Monday, October 27, 2008

New paper: “The True Cost of Social Security”

A new paper by Alexander W. Blocker (Boston University), Laurence J. Kotlikoff (Boston University) and Stephen A. Ross (Massachusetts Institute of Technology) attempts to assign a market value to Social Security's long-term unfunded obligations. "The True Cost of Social Security" treats the Social Security program as a financial asset with certain unique characteristics, and then uses modern finance theory to place a value on the promises made under that program. Here's the summary:

Implicit government obligations represent the lion's share of government liabilities in the U.S. and many other countries. Yet these liabilities are rarely measured, let alone properly adjusted for their risk.
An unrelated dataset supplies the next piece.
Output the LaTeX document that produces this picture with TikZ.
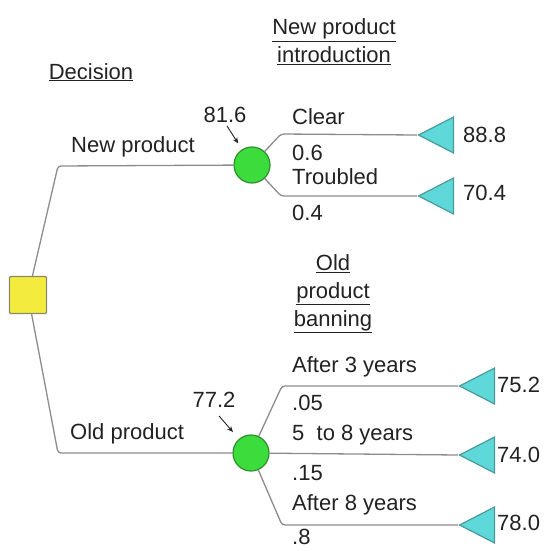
\documentclass[tikz,border=0pt]{standalone}
\usepackage{fontspec}
\setmainfont{Liberation Sans}
\usetikzlibrary{shapes.geometric,arrows.meta,calc}
\definecolor{sqfill}{HTML}{F3EC3E}
\definecolor{sqdraw}{HTML}{8A8A6A}
\definecolor{cfill}{HTML}{3CDC3C}
\definecolor{cdraw}{HTML}{2F8F2F}
\definecolor{tfill}{HTML}{5ED8D8}
\definecolor{tdraw}{HTML}{4A9A9A}
\definecolor{lcol}{HTML}{8C8C8C}
\definecolor{txt}{HTML}{222222}
\tikzset{
  lbl/.style={font=\fontsize{22}{28}\selectfont, text=txt, inner sep=0pt},
  wlbl/.style={lbl, anchor=west},
  decbox/.style={draw=sqdraw, fill=sqfill, line width=1.2pt, minimum size=37pt, inner sep=0pt, rounded corners=1pt},
  chance/.style={circle, draw=cdraw, fill=cfill, line width=1.2pt, minimum size=36pt, inner sep=0pt},
  endtri/.style={isosceles triangle, isosceles triangle stretches, shape border rotate=180, draw=tdraw, fill=tfill, line width=1.2pt, minimum width=36pt, minimum height=35pt, inner sep=0pt, anchor=apex},
  branch/.style={draw=lcol, line width=1.3pt, rounded corners=3pt},
  ptr/.style={draw=txt, line width=0.9pt, -{Stealth[length=6pt,width=5pt]}}
}
\begin{document}
\begin{tikzpicture}[x=1pt,y=-1pt]
\useasboundingbox (0,0) rectangle (550,551);
% nodes
\node[decbox] (d) at (28,295) {};
\node[chance] (n1) at (252,165) {};
\node[chance] (n2) at (251,453) {};
\node[endtri] (t11) at (417,135) {};
\node[endtri] (t12) at (417,196) {};
\node[endtri] (t21) at (458,386) {};
\node[endtri] (t22) at (458,455) {};
\node[endtri] (t23) at (458,525) {};
% corners
\coordinate (c1) at (58,166);
\coordinate (c2) at (58,453);
\coordinate (c11) at (281,134);
\coordinate (c12) at (281,196);
\coordinate (c21) at (282,386);
\coordinate (c23) at (282,525);
% connectors
\draw[branch] (d) -- (c1) -- (n1);
\draw[branch] (d) -- (c2) -- (n2);
\draw[branch] (n1) -- (c11) -- (t11.apex);
\draw[branch] (n1) -- (c12) -- (t12.apex);
\draw[branch] (n2) -- (c21) -- (t21.apex);
\draw[branch] (n2) -- (t22.apex);
\draw[branch] (n2) -- (c23) -- (t23.apex);
% titles
\node[lbl, anchor=base] (hdec) at (91,79) {\underline{Decision}};
\node[lbl, align=center] (hnew) at (334,42) {\underline{New product}\\\underline{introduction}};
\node[lbl, align=center] (hold) at (333,294) {\underline{Old}\\\underline{product}\\\underline{banning}};
% values at chance nodes
\node[lbl] (v1) at (225,115) {81.6};
\node[lbl] (v2) at (214,400) {77.2};
\draw[ptr, shorten >=7pt] ($(v1.south)+(2,3)$) -- (n1);
\draw[ptr, shorten >=9pt] ($(v2.south)+(5,8)$) -- (n2);
% branch labels
\node[wlbl] (lnew) at (71,147) {New product};
\node[wlbl] (lold) at (70,434) {Old product};
\node[wlbl] (lclr) at (292,117) {Clear};
\node[wlbl] (p1) at (292,153) {0.6};
\node[wlbl] (ltrb) at (292,177) {Troubled};
\node[wlbl] (p2) at (292,213) {0.4};
\node[wlbl] (la3) at (292,367) {After 3 years};
\node[wlbl] (p3) at (292,403) {.05};
\node[wlbl] (l58) at (292,435) {5\ \ to 8 years};
\node[wlbl] (p4) at (292,473) {.15};
\node[wlbl] (la8) at (292,505) {After 8 years};
\node[wlbl] (p5) at (292,537) {.8};
% payoffs
\node[wlbl] (r1) at (463,135) {88.8};
\node[wlbl] (r2) at (463,193) {70.4};
\node[wlbl] (r3) at (497,385) {75.2};
\node[wlbl] (r4) at (497,455) {74.0};
\node[wlbl] (r5) at (497,523) {78.0};
\end{tikzpicture}
\end{document}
This paper shows, by example, how modern asset pricing can be used to value implicit fiscal debts taking into account their risk properties. The example is the U.S. Social Security System's net liability to working-age Americans. Marking this debt to market makes a big difference; its market value is 23 percent larger than the Social Security trustees' valuation method suggests.
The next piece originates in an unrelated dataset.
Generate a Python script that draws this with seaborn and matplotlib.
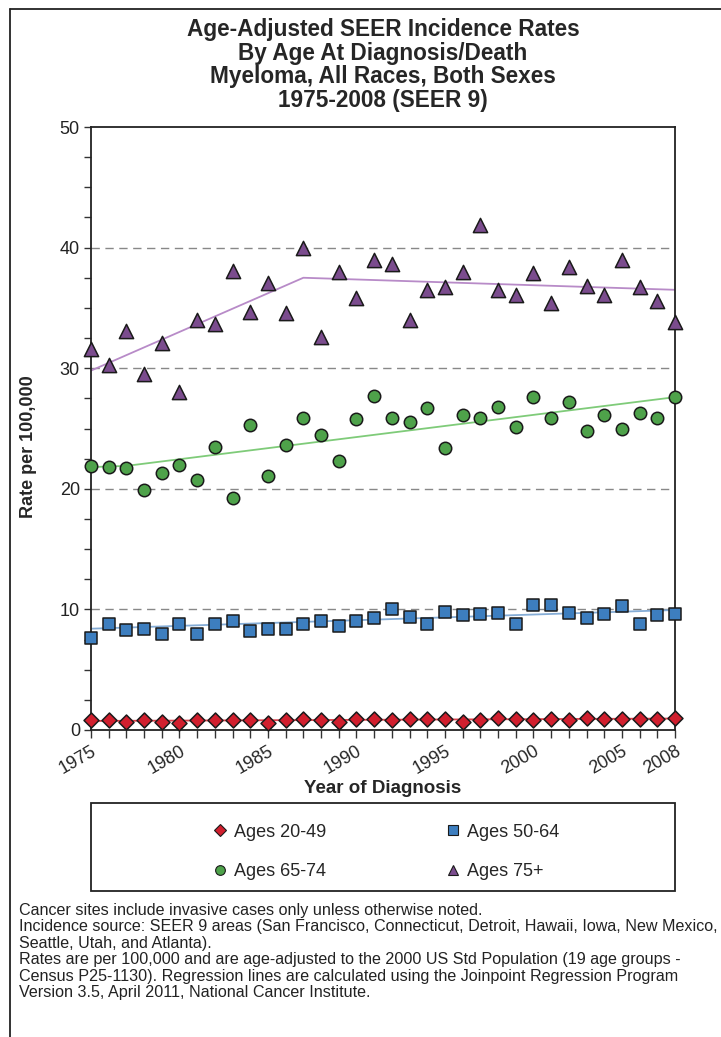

In other words, the true value of the long-term Social Security shortfall could be significantly larger than we currently suppose.

I may have touched on this issue in discussion of the report of the 2007 Technical Panel on Assumptions and Methods. The panel's report, which came out several months ago, cited a paper by John Geanakoplos and Stephen Zeldes which attempted a similar exercise to the Blocker, Kotlikoff, Ross paper. However, Geanakoplos and Zeldes concluded that, using market pricing, Social Security's long term deficit was around 25 percent smaller than the Trustees project. In other words, both papers utilize more sophisticated analytical techniques but come to precisely opposite conclusions.
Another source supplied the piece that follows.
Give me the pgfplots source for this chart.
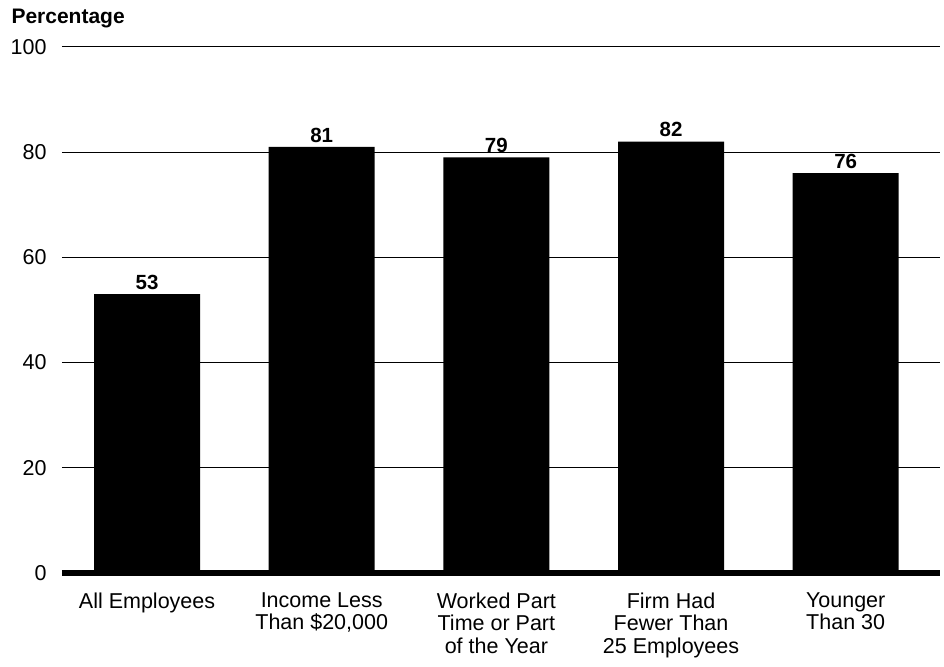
\documentclass[border=0pt]{standalone}
\usepackage{pgfplots}
\pgfplotsset{compat=1.18}
\usepackage{fontspec}
\setmainfont{Liberation Sans}
\begin{document}
\begin{tikzpicture}[x=1pt,y=1pt]
\useasboundingbox (0,0) rectangle (944,666);
\begin{axis}[
  at={(62pt,93pt)}, anchor=south west,
  scale only axis, width=878pt, height=526pt,
  xmin=-0.487, xmax=4.54, ymin=0, ymax=100,
  axis line style={draw=none},
  ybar, bar width=106pt,
  xtick=data,
  xticklabels={All Employees, Income Less\\Than \$20{,}000, Worked Part\\Time or Part\\of the Year, Firm Had\\Fewer Than\\25 Employees, Younger\\Than 30},
  x tick label style={align=center, font=\fontsize{21.5}{22.5}\selectfont, anchor=north, yshift=-16pt},
  ytick={0,20,40,60,80,100},
  yticklabel={\fontsize{21.5}{22}\selectfont\pgfmathprintnumber[assume math mode=true]{\tick}},
  yticklabel style={xshift=-12pt},
  major tick length=0pt,
  tick style={draw=none},
  ymajorgrids, grid style={black, line width=1pt},
  extra y ticks={0}, extra y tick labels={},
  extra y tick style={grid style={black, line width=6pt}},
  nodes near coords,
  every node near coord/.append style={font=\bfseries\fontsize{20.5}{22}\selectfont, black, yshift=1pt},
  /pgf/number format/assume math mode=true,
  clip=false,
]
\addplot[fill=black, draw=none] coordinates {(0,53) (1,81) (2,79) (3,82) (4,76)};
\end{axis}
\node[anchor=west, font=\bfseries\fontsize{21}{22}\selectfont] at (8,647) {Percentage};
\end{tikzpicture}
\end{document}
My issue with the Tech Panel's report was that it recommended adopting the Geanakplos-Zeldes approach in the Trustees Report:

The Panel recommends that the Trustees consider adopting risk-adjusted discount rates for computations that involve discounting. As well as making the measures more accurate theoretically, the use of higher discount weights has the salutary effect of reducing the sensitivity of the results to the more distant, and more uncertain, cash flows.

This, I thought, was premature given that the Geanakplos-Zeldes paper hadn't even yet been published, and the Blocker, Kotlikoff, Ross paper makes me think even more that these methods aren't quite ready for prime time. The Trustees Report currently contains some new approaches that it didn't use 10 or so years ago – stochastic forecasting, the infinite horizon actuarial balance, and others – but these methods were thoroughly used in academic and policy research before being applied in the Trustees Report. I suspect that market pricing of Social Security liabilities should go through a similar process before going in the Trustees Report.